Strengthening Exercises and When They Backfire
Pelvic floor muscle training, commonly known as Kegels, is the most widely recommended approach for weakness-related problems. U.K. clinical guidelines recommend supervised training for at least three months for stress urinary incontinence, and at least four months for pelvic organ prolapse or fecal incontinence. The emphasis on “supervised” matters: having at least one check-in with a physiotherapist during the program and another at the end improves outcomes, because many people unknowingly use the wrong technique.
Here’s the important part that most people miss: Kegels are not always the right answer. If your symptoms stem from pelvic floor muscles that are already too tight, doing repetitive contractions can make things worse. Conditions like pelvic pain, urinary urgency, painful periods, and constipation often involve muscles that are shortened or unable to relax. In these cases, the focus should be on releasing and lengthening, not squeezing harder.

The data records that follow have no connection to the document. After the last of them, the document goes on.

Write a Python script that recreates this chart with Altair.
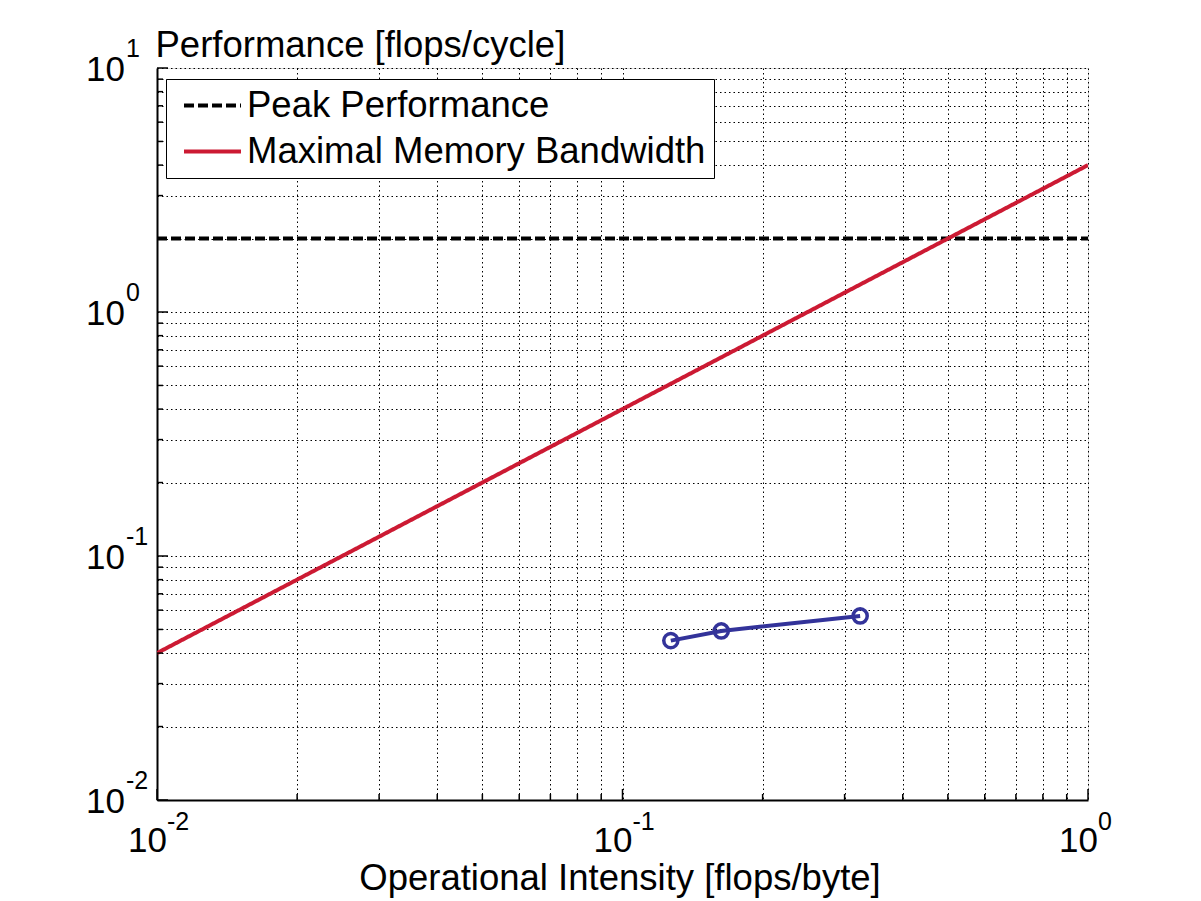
import altair as alt
import pandas as pd

# ---- data ----
x_domain = [0.01, 1.0]
y_domain = [0.01, 10.0]

peak_x = [0.01, 1.0]
peak_y = [2.0, 2.0]

bw_x = [0.01, 1.0]
bw_y = [0.04, 4.0]

meas_x = [0.127, 0.163, 0.324]
meas_y = [0.0450, 0.0493, 0.0568]

series_names = ["Peak Performance", "Maximal Memory Bandwidth"]

x_major = [0.01, 0.1, 1.0]
y_major = [0.01, 0.1, 1.0, 10.0]
x_exp = ["-2", "-1", "0"]
y_exp = ["-2", "-1", "0", "1"]
minor_mult = [2, 3, 4, 5, 6, 7, 8, 9]
x_minor = [m * d for d in [0.01, 0.1] for m in minor_mult]
y_minor = [m * d for d in [0.01, 0.1, 1.0] for m in minor_mult]

W, H = 931, 732
FONT = "Liberation Sans"
RED = "#cc1a33"
BLUE = "#33339a"

lines_df = pd.DataFrame({
    "x": peak_x + bw_x,
    "y": peak_y + bw_y,
    "series": [series_names[0]] * len(peak_x) + [series_names[1]] * len(bw_x),
})
meas_df = pd.DataFrame({"x": meas_x, "y": meas_y})

grid_x = x_major + x_minor
grid_y = y_major + y_minor

xs = alt.Scale(type="log", domain=x_domain, nice=False)
ys = alt.Scale(type="log", domain=y_domain, nice=False)

xaxis = alt.Axis(values=grid_x, grid=True, gridDash=[1.5, 3], gridColor="black",
                 gridOpacity=1, gridWidth=1, labels=False, ticks=False,
                 domain=True, domainColor="black", domainWidth=2,
                 title="Operational Intensity [flops/byte]", titleFont=FONT,
                 titleFontSize=36.5, titleFontWeight="normal", titleColor="black",
                 titleBaseline="alphabetic", titleX=W / 2 - 3, titleY=89,
                 titleAlign="center")
yaxis = alt.Axis(values=grid_y, grid=True, gridDash=[1.5, 3], gridColor="black",
                 gridOpacity=1, gridWidth=1, labels=False, ticks=False,
                 domain=True, domainColor="black", domainWidth=2,
                 title="Performance [flops/cycle]", titleFont=FONT,
                 titleFontSize=36.5, titleFontWeight="normal", titleColor="black",
                 titleAngle=0, titleAlign="left", titleBaseline="alphabetic",
                 titleX=-2, titleY=-12)

base_lines = alt.Chart(lines_df).mark_line(strokeWidth=4, clip=True).encode(
    x=alt.X("x:Q", scale=xs, axis=xaxis),
    y=alt.Y("y:Q", scale=ys, axis=yaxis),
    color=alt.Color("series:N",
                    scale=alt.Scale(domain=series_names, range=["black", RED]),
                    legend=alt.Legend(title=None, orient="none", legendX=9, legendY=11,
                                      fillColor="white", strokeColor="black",
                                      padding=8, labelFont=FONT, labelFontSize=36.5,
                                      labelColor="black", symbolType="stroke",
                                      symbolStrokeWidth=4, symbolSize=3249,
                                      clipHeight=37, symbolOffset=8,
                                      labelOffset=4, rowPadding=9,
                                      labelLimit=1000)),
    strokeDash=alt.StrokeDash("series:N",
                              scale=alt.Scale(domain=series_names, range=[[10, 4], [1, 0]]),
                              legend=None),
    detail="series:N",
)

meas_line = alt.Chart(meas_df).mark_line(color=BLUE, strokeWidth=4).encode(
    x=alt.X("x:Q", scale=xs), y=alt.Y("y:Q", scale=ys))
meas_pts = alt.Chart(meas_df).mark_point(shape="circle", color=BLUE, size=200,
                                         strokeWidth=3.5, filled=False, opacity=1).encode(
    x=alt.X("x:Q", scale=xs), y=alt.Y("y:Q", scale=ys))

# inward tick marks
xmaj_df = pd.DataFrame({"v": x_major, "e": x_exp})
ymaj_df = pd.DataFrame({"v": y_major, "e": y_exp})
xmin_df = pd.DataFrame({"v": x_minor})
ymin_df = pd.DataFrame({"v": y_minor})

xt_major = alt.Chart(xmaj_df).mark_rule(color="black", strokeWidth=1.5).encode(
    x=alt.X("v:Q", scale=xs), y=alt.value(H), y2=alt.value(H - 11))
xt_minor = alt.Chart(xmin_df).mark_rule(color="black", strokeWidth=1.5).encode(
    x=alt.X("v:Q", scale=xs), y=alt.value(H), y2=alt.value(H - 6))
yt_major = alt.Chart(ymaj_df).mark_rule(color="black", strokeWidth=1.5).encode(
    y=alt.Y("v:Q", scale=ys), x=alt.value(0), x2=alt.value(11))
yt_minor = alt.Chart(ymin_df).mark_rule(color="black", strokeWidth=1.5).encode(
    y=alt.Y("v:Q", scale=ys), x=alt.value(0), x2=alt.value(6))

# tick labels 10^n
x_base = alt.Chart(xmaj_df).mark_text(font=FONT, fontSize=35, align="right",
                                      baseline="alphabetic", dx=10, color="black").encode(
    x=alt.X("v:Q", scale=xs), y=alt.value(H + 52), text=alt.value("10"))
x_sup = alt.Chart(xmaj_df).mark_text(font=FONT, fontSize=25, align="left",
                                     baseline="alphabetic", dx=10, color="black").encode(
    x=alt.X("v:Q", scale=xs), y=alt.value(H + 30), text="e:N")
y_base = alt.Chart(ymaj_df).mark_text(font=FONT, fontSize=35, align="right",
                                      baseline="alphabetic", dy=13, color="black").encode(
    y=alt.Y("v:Q", scale=ys), x=alt.value(-32), text=alt.value("10"))
y_sup = alt.Chart(ymaj_df).mark_text(font=FONT, fontSize=25, align="left",
                                     baseline="alphabetic", dy=-11, color="black").encode(
    y=alt.Y("v:Q", scale=ys), x=alt.value(-31), text="e:N")

chart = alt.layer(
    base_lines, xt_major, xt_minor, yt_major, yt_minor,
    meas_line, meas_pts, x_base, x_sup, y_base, y_sup,
).resolve_scale(color="independent", strokeDash="independent").properties(
    width=W, height=H,
    autosize=alt.AutoSizeParams(type="none"),
    padding={"left": 149, "top": 60, "right": 105, "bottom": 100},
).configure_view(stroke=None).configure(background="white")

chart.save("out.html", embed_options={"renderer": "svg", "actions": False})
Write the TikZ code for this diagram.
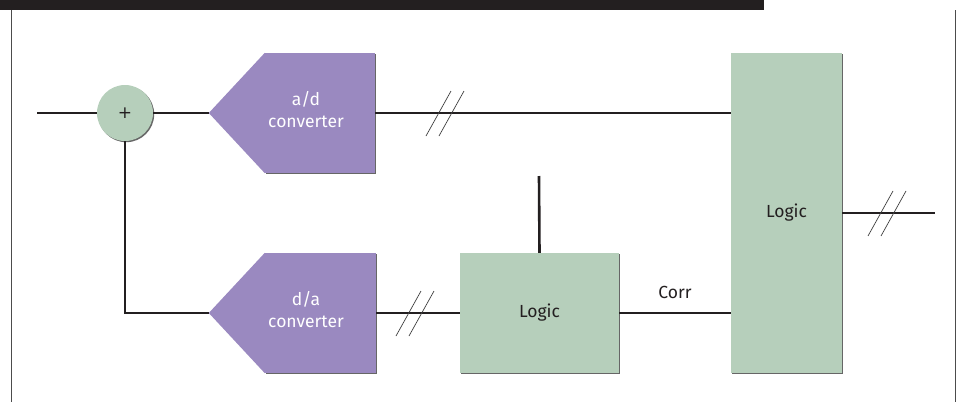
\documentclass[tikz,border=0pt]{standalone}
\usepackage{fontspec}
\setmainfont{Fira Sans}
\newfontfamily\plusfont{DejaVu Sans}
\usetikzlibrary{shadows}
\definecolor{pur}{HTML}{9A89C0}
\definecolor{grn}{HTML}{B6CFBB}
\definecolor{ink}{HTML}{231F20}
\tikzset{
  shad/.style={general shadow={fill=black!60, shadow xshift=1.2pt, shadow yshift=-1.2pt}},
  logicbox/.style={fill=grn, inner sep=0pt, shad, text=ink, font=\fontsize{17.5}{20}\selectfont},
  convbox/.style={fill=pur, inner sep=0pt, shad},
  convtext/.style={text=white, align=center, font=\fontsize{17.5}{22}\selectfont, inner sep=0pt},
  sumnode/.style={circle, fill=grn, minimum size=56pt, inner sep=0pt, shad, text=ink},
  wire/.style={draw=ink, line width=1.5pt},
  thickwire/.style={draw=ink, line width=2.6pt},
  slash/.style={draw=black!75, line width=0.7pt},
  frame/.style={draw=black!70, line width=1pt},
  busmark/.pic={\draw[slash] (-19,23) -- (6,-22); \draw[slash] (-6,23) -- (19,-22);}
}
\begin{document}
\begin{tikzpicture}[x=1pt,y=-1pt]
\useasboundingbox (0,0) rectangle (959,402);
\fill[ink] (0,0) rectangle (764,10);
\draw[frame] (11,10) -- (11,402);
\draw[frame] (955,10) -- (955,402);

% nodes
\node[sumnode] (sum) at (125,113) {\fontsize{17}{20}\selectfont\plusfont +};
\node[convbox, minimum width=110pt, minimum height=120pt] (ad) at (320,113) {};
\fill[pur] (ad.north west) -- ([xshift=-56pt]ad.west) -- (ad.south west) -- cycle;
\coordinate (adtip) at ([xshift=-56pt]ad.west);
\node[convtext] (adtext) at (306,110) {a/d\\converter};

\node[convbox, minimum width=111pt, minimum height=120pt] (da) at (320.5,313) {};
\fill[pur] (da.north west) -- ([xshift=-56pt]da.west) -- (da.south west) -- cycle;
\coordinate (datip) at ([xshift=-56pt]da.west);
\node[convtext] (datext) at (306,310) {d/a\\converter};

\node[logicbox, minimum width=159pt, minimum height=120pt] (L) at (539.5,313) {Logic};
\node[logicbox, minimum width=111pt, minimum height=320pt] (R) at (786.5,213) {Logic};

\coordinate (in) at (37,113);
\coordinate (top) at (539,176);
\coordinate (out) at (935,213);

% connectors
\draw[wire] (in) -- (sum.west);
\draw[wire] (sum.east) -- (adtip);
\draw[wire] (ad.east) -- (R.west |- ad.east);
\draw[wire] (sum.south) |- (datip);
\draw[wire] (da.east) -- (L.west);
\draw[wire] (L.east) -- node[midway, above=13.5pt, inner sep=0pt, text=ink, font=\fontsize{17.5}{20}\selectfont] (corr) {Corr} (R.west |- L.east);
\draw[thickwire] (L.north) -- (top);
\draw[wire] (R.east) -- (out);

% bus marks
\pic at (445,113) {busmark};
\pic at (415,313) {busmark};
\pic at (887,213) {busmark};
\end{tikzpicture}
\end{document}
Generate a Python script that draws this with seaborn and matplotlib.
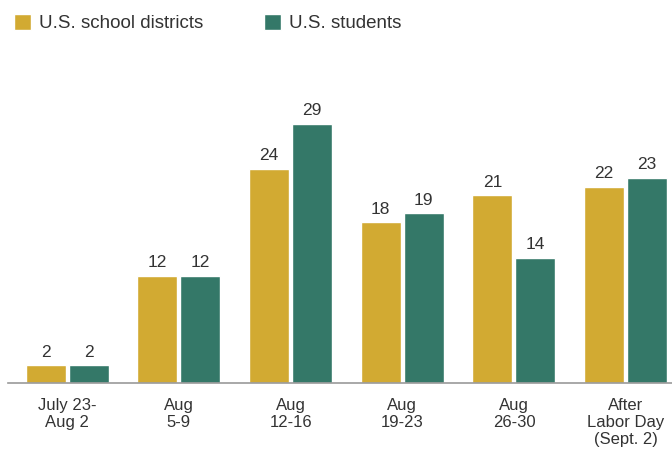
import matplotlib
matplotlib.use("Agg")
import matplotlib.pyplot as plt
import seaborn as sns
import pandas as pd
from matplotlib import font_manager

categories = ["July 23-\nAug 2", "Aug\n5-9", "Aug\n12-16", "Aug\n19-23", "Aug\n26-30", "After\nLabor Day\n(Sept. 2)"]
districts = [2, 12, 24, 18, 21, 22]
students = [2, 12, 29, 19, 14, 23]
series_names = ["U.S. school districts", "U.S. students"]
colors = ["#D2AA32", "#347868"]

df = pd.DataFrame({
    "period": categories * 2,
    "value": districts + students,
    "series": [series_names[0]] * len(categories) + [series_names[1]] * len(categories),
})

sns.set_theme(style="white")
names = {f.name for f in font_manager.fontManager.ttflist}
narrow = "Liberation Sans Narrow" if "Liberation Sans Narrow" in names else "Liberation Sans"
plt.rcParams["font.family"] = ["Liberation Sans", "DejaVu Sans"]

fig = plt.figure(figsize=(6.72, 4.59), dpi=100)
ax = fig.add_axes([8 / 672, 1 - 383 / 459, 1 - 8 / 672, (383 - 60) / 459])

sns.barplot(data=df, x="period", y="value", hue="series", palette=colors,
            width=0.77, gap=0.07, ax=ax, saturation=1, legend=True)

for c in ax.containers:
    ax.bar_label(c, labels=[f"{v:.0f}" for v in c.datavalues], padding=4,
                 fontsize=12.5, color="#333333")

ax.set_ylim(0, (383 - 60) / 8.93)
ax.set_xlim(-0.53, 5.415)
ax.set_xlabel("")
ax.set_ylabel("")
ax.set_yticks([])
for s in ["top", "right", "left"]:
    ax.spines[s].set_visible(False)
ax.spines["bottom"].set_color("#9a9a9a")
ax.spines["bottom"].set_linewidth(1.2)
ax.tick_params(axis="x", length=0, pad=11)
for t in ax.get_xticklabels():
    t.set_fontfamily(narrow)
    t.set_fontsize(12)
    t.set_color("#333333")
    t.set_linespacing(1.15)

ax.legend(loc="upper left", bbox_to_anchor=(-0.002, 1.165), ncol=2, frameon=False,
          fontsize=13.5, handlelength=0.9, handleheight=0.9, handletextpad=0.45,
          columnspacing=3.2, borderaxespad=0, labelcolor="#333333")

fig.savefig("out.png", dpi=100)
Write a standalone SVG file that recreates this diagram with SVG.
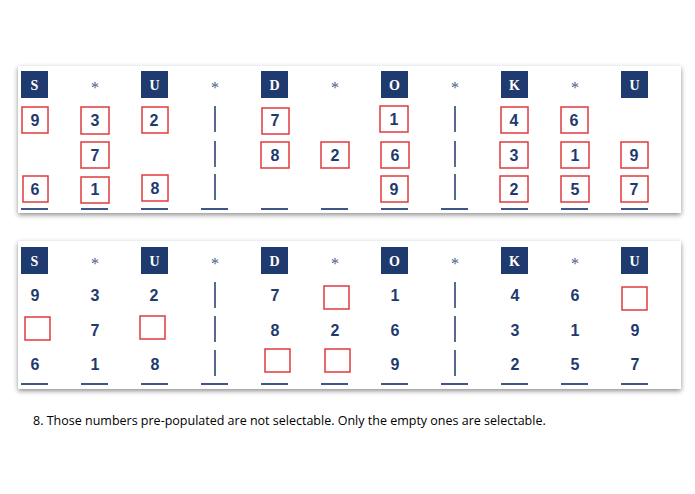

If you’ve been doing Kegels consistently and your symptoms haven’t improved, or they’ve gotten worse, that’s a strong signal that your technique may be off or that tightening isn’t what your pelvic floor needs. A pelvic floor physiotherapist can assess whether your muscles are too weak, too tight, or some combination of both, and tailor a program accordingly. This assessment typically involves a conversation about your symptoms, ruling out other conditions, and sometimes a physical examination of muscle tone and control.
Everyday Signs Your Pelvic Floor Needs Attention
Because pelvic floor problems develop gradually, many people normalize symptoms they don’t have to live with. Leaking a small amount of urine when you jump, run, or sneeze is common, but it isn’t inevitable. Needing to urinate more than eight times a day, feeling like you can’t fully empty your bladder, straining during bowel movements, or experiencing a dull ache in your pelvis are all signals worth investigating.
Pain during sex is another frequently overlooked symptom. Both men and women can experience sexual dysfunction related to pelvic floor tension, including difficulty with arousal, orgasm, or erection. These symptoms respond well to targeted treatment once the underlying muscle issue is identified.